Attached files

file filename
8-K - FORM 8-K - StoneX Group Inc.a8-kseniornotesdue2020clos.htm
EX-4.1 - INDENTURE - StoneX Group Inc.exhibit41indenture_7222013.htm
EX-4.2 - SUPPLEMENT NO. 1 TO INDENTURE - StoneX Group Inc.exhibit42supplementno1toin.htm





SHUTTS & BOWEN LLP
1500 Miami Center
201 South Biscayne Boulevard
Miami, Florida 33131






July 22, 2013
INTL FCStone Inc.
708 Third Avenue, Suite 1500
New York, NY 10017

Re:    Registration Statement on Form S-3 (No. 333-186704)
Ladies and Gentlemen:
We have acted as counsel for INTL FCStone Inc., a Delaware corporation (the “Company”), in connection with a Registration Statement on Form S-3 (Registration No. 333-186704) (the “Registration Statement”), including the prospectus constituting a part thereof, dated July 11, 2013, and the prospectus supplement, dated July 15, 2013 (collectively, the “Prospectus”), filed by the Company with the Securities and Exchange Commission under the Securities Act of 1933, as amended (the “Securities Act”), relating to the issuance and sale by the Company of $40,000,000 aggregate principal amount of the Company's 8.5% Senior Notes due 2020 (the “Senior Notes”) in the manner set forth in the Registration Statement and the Prospectus.

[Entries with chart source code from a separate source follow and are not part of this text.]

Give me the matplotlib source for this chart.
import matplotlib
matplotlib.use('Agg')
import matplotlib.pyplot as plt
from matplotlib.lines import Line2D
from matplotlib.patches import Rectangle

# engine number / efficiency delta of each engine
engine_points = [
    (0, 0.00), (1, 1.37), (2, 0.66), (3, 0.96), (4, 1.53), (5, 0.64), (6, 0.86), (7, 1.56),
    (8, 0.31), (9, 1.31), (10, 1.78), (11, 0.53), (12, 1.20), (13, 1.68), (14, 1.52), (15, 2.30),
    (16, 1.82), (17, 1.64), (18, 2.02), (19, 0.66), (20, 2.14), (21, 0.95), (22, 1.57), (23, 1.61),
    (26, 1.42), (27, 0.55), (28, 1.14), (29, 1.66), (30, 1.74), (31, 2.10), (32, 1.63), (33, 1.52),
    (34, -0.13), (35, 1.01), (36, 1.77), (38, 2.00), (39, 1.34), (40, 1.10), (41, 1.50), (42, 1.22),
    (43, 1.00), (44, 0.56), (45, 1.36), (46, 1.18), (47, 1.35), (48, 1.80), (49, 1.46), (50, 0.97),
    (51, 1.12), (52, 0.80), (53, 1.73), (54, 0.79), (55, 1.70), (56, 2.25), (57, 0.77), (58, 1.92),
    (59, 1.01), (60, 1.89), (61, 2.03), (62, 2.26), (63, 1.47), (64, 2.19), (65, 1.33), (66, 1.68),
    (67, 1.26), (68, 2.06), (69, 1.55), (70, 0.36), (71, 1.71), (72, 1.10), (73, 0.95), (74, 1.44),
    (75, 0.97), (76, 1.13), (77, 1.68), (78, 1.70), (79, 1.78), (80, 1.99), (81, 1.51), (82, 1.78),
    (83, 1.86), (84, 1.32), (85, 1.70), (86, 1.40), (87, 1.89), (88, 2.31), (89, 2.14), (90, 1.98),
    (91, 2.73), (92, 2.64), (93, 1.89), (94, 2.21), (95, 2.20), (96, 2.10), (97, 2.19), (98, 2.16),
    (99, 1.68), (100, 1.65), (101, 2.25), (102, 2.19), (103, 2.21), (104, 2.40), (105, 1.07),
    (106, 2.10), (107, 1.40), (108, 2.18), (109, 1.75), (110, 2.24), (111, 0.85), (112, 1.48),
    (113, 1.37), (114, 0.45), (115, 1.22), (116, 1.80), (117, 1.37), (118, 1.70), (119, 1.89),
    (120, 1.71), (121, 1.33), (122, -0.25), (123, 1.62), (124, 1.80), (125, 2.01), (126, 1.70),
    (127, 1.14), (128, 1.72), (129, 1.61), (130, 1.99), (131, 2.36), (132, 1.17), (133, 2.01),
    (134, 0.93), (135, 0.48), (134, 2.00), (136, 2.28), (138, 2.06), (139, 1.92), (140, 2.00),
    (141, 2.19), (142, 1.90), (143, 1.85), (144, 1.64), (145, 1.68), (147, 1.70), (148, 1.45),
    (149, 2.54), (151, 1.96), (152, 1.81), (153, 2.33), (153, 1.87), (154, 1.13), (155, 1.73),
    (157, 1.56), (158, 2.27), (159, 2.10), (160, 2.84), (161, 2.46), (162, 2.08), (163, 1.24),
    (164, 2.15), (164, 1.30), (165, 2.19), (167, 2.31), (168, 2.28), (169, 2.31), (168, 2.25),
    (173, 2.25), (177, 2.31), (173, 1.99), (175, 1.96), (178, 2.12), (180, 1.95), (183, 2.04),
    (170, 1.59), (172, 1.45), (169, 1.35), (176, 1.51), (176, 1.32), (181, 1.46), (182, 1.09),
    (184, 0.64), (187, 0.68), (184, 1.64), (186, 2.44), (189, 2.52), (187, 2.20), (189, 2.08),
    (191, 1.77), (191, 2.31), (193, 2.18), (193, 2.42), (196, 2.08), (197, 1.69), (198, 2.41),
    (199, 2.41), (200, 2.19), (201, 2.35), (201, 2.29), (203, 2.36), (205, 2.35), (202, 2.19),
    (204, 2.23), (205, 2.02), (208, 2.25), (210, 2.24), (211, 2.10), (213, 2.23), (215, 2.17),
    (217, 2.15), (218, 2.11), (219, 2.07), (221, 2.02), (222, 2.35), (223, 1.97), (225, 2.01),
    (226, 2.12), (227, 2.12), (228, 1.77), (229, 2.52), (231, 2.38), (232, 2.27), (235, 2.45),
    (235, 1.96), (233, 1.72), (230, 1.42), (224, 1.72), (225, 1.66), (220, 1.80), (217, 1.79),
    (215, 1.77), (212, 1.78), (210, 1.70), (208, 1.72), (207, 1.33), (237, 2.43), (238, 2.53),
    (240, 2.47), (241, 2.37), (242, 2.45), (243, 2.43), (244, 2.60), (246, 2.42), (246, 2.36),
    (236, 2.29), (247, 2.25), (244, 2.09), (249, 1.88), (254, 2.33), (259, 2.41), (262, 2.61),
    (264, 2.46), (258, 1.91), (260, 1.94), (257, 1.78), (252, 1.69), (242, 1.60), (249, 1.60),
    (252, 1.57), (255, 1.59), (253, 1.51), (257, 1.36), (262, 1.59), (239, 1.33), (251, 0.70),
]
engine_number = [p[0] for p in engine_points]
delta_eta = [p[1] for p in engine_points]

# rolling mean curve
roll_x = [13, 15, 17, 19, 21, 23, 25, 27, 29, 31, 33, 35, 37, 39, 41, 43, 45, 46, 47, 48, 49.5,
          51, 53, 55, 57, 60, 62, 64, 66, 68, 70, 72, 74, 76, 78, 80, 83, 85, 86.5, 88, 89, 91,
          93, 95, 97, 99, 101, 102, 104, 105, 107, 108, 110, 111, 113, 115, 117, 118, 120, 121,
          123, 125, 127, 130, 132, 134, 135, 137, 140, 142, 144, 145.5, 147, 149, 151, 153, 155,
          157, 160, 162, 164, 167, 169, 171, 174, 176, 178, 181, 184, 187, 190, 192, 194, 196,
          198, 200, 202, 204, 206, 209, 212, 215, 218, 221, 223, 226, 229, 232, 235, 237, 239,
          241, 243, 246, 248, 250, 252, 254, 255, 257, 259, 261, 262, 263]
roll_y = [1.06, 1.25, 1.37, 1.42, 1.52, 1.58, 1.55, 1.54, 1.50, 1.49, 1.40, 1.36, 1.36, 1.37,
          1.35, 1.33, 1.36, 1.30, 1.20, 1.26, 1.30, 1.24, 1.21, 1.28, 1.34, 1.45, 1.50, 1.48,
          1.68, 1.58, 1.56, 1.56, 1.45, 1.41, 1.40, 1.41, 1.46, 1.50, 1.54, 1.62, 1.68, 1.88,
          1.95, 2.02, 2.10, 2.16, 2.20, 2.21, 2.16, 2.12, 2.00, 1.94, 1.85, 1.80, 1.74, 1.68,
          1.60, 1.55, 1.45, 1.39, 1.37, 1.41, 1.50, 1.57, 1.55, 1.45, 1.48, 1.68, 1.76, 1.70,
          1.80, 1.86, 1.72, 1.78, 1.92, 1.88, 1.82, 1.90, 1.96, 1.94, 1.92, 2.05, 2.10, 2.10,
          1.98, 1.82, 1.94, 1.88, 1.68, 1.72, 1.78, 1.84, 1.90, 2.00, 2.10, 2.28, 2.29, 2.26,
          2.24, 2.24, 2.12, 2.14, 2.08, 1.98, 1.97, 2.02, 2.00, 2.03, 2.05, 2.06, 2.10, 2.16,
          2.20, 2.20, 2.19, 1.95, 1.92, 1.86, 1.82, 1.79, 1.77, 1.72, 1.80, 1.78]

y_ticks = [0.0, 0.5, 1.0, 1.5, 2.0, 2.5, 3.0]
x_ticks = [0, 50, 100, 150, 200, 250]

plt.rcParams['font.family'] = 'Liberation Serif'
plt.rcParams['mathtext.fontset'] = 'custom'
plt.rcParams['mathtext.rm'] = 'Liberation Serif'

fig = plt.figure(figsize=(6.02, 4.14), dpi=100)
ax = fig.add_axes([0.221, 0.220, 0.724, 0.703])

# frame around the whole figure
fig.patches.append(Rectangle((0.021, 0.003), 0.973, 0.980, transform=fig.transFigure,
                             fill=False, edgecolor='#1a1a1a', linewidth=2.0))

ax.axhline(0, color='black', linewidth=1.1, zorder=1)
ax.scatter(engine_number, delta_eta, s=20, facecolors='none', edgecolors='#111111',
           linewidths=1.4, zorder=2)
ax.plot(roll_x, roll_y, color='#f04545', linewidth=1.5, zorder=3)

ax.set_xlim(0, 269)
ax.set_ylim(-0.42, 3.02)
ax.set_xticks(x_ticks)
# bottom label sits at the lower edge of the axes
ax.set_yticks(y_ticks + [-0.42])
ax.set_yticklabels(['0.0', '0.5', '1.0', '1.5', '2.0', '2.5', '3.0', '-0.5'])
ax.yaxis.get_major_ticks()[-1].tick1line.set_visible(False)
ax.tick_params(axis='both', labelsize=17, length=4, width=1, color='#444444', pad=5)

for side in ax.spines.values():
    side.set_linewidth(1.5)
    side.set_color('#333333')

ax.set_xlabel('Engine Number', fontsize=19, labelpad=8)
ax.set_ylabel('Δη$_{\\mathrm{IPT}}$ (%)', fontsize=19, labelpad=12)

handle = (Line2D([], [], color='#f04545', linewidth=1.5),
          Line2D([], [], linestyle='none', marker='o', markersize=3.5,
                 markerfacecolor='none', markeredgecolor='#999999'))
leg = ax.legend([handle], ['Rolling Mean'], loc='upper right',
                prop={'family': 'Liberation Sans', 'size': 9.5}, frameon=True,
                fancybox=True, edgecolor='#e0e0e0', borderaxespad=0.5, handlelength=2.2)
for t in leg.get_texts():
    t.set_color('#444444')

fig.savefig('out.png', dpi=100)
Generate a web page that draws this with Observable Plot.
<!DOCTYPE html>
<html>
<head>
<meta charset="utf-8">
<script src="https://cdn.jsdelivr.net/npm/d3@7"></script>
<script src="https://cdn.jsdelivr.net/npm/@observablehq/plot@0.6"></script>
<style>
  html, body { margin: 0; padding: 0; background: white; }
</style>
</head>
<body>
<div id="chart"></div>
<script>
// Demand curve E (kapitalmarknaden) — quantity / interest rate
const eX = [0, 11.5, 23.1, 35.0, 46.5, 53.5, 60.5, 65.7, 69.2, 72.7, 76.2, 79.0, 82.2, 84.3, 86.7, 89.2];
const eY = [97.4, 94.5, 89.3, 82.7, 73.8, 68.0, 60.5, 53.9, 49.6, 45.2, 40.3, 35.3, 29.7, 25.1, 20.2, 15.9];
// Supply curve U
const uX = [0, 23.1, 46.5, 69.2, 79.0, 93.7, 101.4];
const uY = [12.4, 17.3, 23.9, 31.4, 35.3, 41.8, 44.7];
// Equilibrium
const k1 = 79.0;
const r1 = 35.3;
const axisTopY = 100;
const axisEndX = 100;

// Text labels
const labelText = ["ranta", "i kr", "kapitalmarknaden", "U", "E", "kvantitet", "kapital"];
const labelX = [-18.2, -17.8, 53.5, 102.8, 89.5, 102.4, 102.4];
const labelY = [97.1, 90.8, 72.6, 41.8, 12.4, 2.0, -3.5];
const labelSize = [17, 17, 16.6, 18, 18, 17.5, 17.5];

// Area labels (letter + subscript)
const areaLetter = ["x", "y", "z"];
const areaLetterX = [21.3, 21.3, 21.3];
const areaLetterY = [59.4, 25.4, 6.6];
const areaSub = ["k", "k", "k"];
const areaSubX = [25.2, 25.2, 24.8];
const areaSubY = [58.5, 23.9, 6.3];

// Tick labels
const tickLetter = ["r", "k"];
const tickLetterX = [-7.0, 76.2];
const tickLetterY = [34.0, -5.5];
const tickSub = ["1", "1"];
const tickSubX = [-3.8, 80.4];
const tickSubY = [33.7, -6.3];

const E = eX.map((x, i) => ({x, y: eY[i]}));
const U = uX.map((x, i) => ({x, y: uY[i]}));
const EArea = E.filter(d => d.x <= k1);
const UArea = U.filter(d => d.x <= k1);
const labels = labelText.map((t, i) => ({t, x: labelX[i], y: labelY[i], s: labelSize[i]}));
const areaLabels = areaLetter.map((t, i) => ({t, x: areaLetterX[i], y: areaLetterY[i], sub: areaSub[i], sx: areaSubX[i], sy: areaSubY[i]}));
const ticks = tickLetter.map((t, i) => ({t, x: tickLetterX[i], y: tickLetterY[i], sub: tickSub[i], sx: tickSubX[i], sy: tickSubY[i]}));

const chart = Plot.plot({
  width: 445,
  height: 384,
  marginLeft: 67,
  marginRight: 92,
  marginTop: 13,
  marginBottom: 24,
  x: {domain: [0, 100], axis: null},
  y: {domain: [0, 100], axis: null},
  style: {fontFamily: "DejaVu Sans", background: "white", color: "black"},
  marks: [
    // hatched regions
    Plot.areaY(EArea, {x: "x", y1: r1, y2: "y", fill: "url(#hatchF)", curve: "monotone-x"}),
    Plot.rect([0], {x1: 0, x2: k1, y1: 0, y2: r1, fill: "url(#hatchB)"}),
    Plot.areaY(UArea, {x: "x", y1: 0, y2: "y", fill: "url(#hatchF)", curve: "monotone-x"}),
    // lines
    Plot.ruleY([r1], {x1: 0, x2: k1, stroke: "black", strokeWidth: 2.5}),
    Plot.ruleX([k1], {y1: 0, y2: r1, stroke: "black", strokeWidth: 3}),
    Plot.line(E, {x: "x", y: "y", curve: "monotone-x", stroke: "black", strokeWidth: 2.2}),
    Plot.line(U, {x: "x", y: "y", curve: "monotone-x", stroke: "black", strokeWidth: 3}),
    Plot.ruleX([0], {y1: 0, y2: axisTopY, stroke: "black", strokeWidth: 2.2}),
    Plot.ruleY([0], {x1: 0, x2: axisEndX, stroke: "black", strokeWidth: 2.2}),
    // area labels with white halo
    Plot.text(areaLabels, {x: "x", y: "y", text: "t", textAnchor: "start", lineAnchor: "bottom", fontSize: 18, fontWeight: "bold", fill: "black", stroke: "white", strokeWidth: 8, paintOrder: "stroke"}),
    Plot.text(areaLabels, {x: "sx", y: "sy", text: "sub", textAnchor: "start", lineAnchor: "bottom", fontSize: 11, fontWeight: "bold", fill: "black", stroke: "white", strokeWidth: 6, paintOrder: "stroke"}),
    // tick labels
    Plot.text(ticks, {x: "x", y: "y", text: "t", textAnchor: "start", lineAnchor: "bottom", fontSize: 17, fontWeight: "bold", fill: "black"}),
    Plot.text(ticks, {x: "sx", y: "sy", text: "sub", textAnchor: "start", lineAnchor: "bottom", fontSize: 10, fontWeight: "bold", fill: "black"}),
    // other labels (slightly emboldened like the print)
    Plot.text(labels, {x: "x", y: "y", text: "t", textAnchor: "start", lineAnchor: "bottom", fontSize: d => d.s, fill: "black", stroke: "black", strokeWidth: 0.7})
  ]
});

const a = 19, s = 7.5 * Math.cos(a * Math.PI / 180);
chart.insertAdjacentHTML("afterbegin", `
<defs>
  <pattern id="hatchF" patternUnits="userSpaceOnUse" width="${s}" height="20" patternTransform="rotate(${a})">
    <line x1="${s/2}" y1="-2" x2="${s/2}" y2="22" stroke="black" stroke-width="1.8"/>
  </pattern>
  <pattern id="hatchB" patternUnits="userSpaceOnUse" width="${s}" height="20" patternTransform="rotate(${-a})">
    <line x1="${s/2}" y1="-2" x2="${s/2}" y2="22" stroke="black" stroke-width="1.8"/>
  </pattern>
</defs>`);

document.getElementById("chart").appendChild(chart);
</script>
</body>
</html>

The Senior Notes have been issued under the Indenture, dated as of July 22, 2013 (the “Indenture”), between the Company and The Bank of New York Mellon, as Trustee (the “Trustee”), as supplemented by Supplemental No.1 dated July 22, 2013 between the Company and the Trustee, establishing the terms and providing for the issuance of the Senior Notes (the “Supplemental Indenture”).
As counsel to the Company in connection with the issuance and sale of the Senior Notes, we have examined: (i) the Registration Statement, including the Prospectus and the exhibits (including those incorporated by reference) constituting a part of the Registration Statement; (ii) the Indenture and the Supplemental Indenture; (iii) the Senior Notes; and (iv) such other proceedings, documents and records as we have deemed necessary to enable us to render the opinions set forth below.
In our examination of the above-referenced documents, we have assumed the genuineness of all signatures, the authenticity of all documents, certificates and instruments submitted to us as originals and the conformity with the originals of all documents submitted to us as copies.





INTL FCStone Inc.
July 22, 2013
Page 2 of 2

Based upon and subject to the foregoing and the other matters set forth herein, assuming that (i) each of the Indenture and the Supplemental Indenture has been duly authorized, executed and delivered by, and represents the valid and binding obligations of, the Trustee and (ii) the Senior Notes have been duly authenticated by the Trustee, and having regard for such legal considerations as we deem relevant, we are of the opinion that the Senior Notes, when delivered by the Company in the manner and for the consideration contemplated by the Registration Statement and the Prospectus, will be legally issued and valid and binding obligations of the Company, enforceable against the Company in accordance with their terms, subject to bankruptcy, insolvency, fraudulent transfer, reorganization, moratorium and similar laws of general applicability relating to or affecting creditors' rights and to general equity principles (regardless of whether enforcement is considered in a proceeding in equity or at law).
We express no opinion as to any provision of any instrument, agreement or other document (i) regarding severability of the provisions thereof; (ii) providing that the assertion or employment of any right or remedy shall not prevent the concurrent assertion or employment of any other right or remedy, or that every right and remedy shall be cumulative and in addition to every other right and remedy, or that any delay or omission to exercise any right or remedy shall not impair any right or remedy or constitute a waiver thereof; or (iii) regarding consents to, or restrictions upon, governing law, jurisdiction or venue.
As to facts material to the opinions and assumptions expressed herein, we have relied upon oral or written statements and representations of officers and other representatives of the Company and others. The opinions expressed herein are limited to the laws of the State of Delaware and the laws of the New York, in each case as currently in effect, and we express no opinion as to the effect of the laws of any other jurisdiction.
We hereby consent to the filing of this opinion as Exhibit 5.1 to the Registration Statement and to the reference to Shutts & Bowen LLP under the caption “Legal Matters” in the Prospectus constituting a part of such Registration Statement. In giving such consent, we do not thereby admit that we are included in the category of persons whose consent is required under Section 7 of the Securities Act or the rules and regulations of the Commission promulgated thereunder.